The tours were featured in the local press, the Independent, promoted online through our very recent entry into the worlds of Twitter and Facebook and circulated via flyers, emails and word of mouth. Guess what? Word of mouth has won out so far. Today was the first day and we had 14 people turn up, albeit at various times of the day. We are treating the event quite informally and are happy to accomodate and chat to people at any time I or another Hypatia volunteer is available. We want to use this opportunity to get the word out there that the collection exists and what we wish to achieve with it. I’ll look forward to seeing what the rest of the week holds in store.
My first commission since relocating to Penzance, Cornwall was an audit of the little-known Elizabeth Treffry collection held by the Hypatia Trust that serves to document the lives and works of women in Cornwall and the Isles of Scilly.
Having heard much about the Hypatia Trust and its founder, Dr. Melissa Hardie, publisher, author and collector, I wandered into Trevelyan House on historic Chapel Street on a cold January morning to find out more. A warm welcome and two hours of chat resulted in the start of a working relationship and friendship that I hope will last for many years.
…to collect, and make available, published and personal documentation about the achievements of women in every aspect of their lives.
(Ethos of the Hypatia Trust)
The situation I was greeted with goes something like this. The Hypatia Trust exists to further the knowledge of and about women and her achievements. It has a strong basis in understanding women in their regional or geo-historical contexts and so Hypatia exists in several locales, including Hypatia in the Woods in Shelton, Washington in the USA. Its ethos is strongly based in academic and intellectual pursuits and so collecting, especially books, is central to its activities.
Melissa Hardie, in the name of the Hypatia Trust, has already donated significant collections to libraries across the world from Exeter to Bonn, with the sole motive to improve the knowledge and visibility of women in social and historical studies. Other landmark achievements are the creation of the West Cornwall Art Archive with Newlyn Art Gallery and the innovative Cornish Artists Index, a freely accessible online database of artists in Cornwall and their works, past and present.

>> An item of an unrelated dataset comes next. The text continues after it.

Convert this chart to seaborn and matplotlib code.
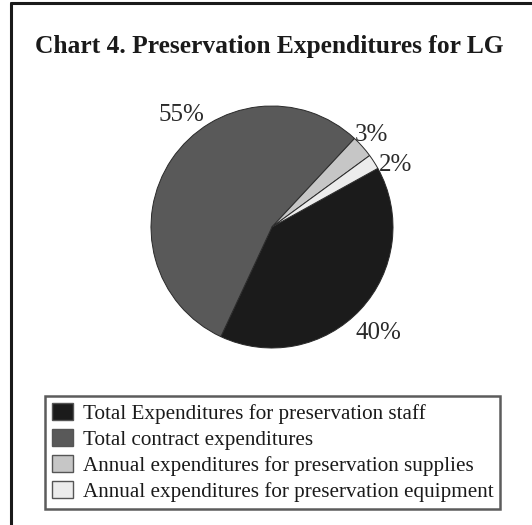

Finding a room of one’s own
And so the Elizabeth Treffry Collection is one of Hypatia’s several efforts to turn the tide of male-dominated narratives of Cornwall and the Isles of Scilly by actively gathering knowledge about women’s lives and works in Cornwall and Scilly (not just those of Cornish and Scillonian women but all those who have made their lives and home there) and communicating it to a much wider audience through publication, education and participation. The collection’s strengths are in art and literature of the 19th and 20th centuries but its stretches far beyond Daphne Du Maurier and Dolly Pentreath, embracing the Cornish Land Army, women scientists, religion and more besides. And this was part of the attraction of wanting to get involved, to learn more about the relatively silent women’s stories in these enigmatic regions.
The collection comprises books, journals and archives (and a few artefacts) and mainly resides at Hypatia HQ at Trevelyan House with more stuff kept at the Jamieson Library of Women’s History, based in rural Newmill just outside Penzance. Melissa Hardie and the Hypatia Trust wish to tackle the urgent need to find it a new, permanent home where the collection can be publicly accessed, intoning Virginia Woolf’s essay on ‘A Room of One’s Own‘.
But before this search could begin in earnest, and an associated fundraising campaign could commence, a better idea of what the collection comprised and what its future might look like was required. And so I was invited to help Hypatia establish a professional basis for the curation of the collection by conducting a basic audit to quantify it, describe it and make recommendations for its future care and uses.
You can download and read the report to understand more about the collection and what I think its future could look like but I wanted here to write down some of my thoughts about auditing collections and the value of collections in our cultural lives.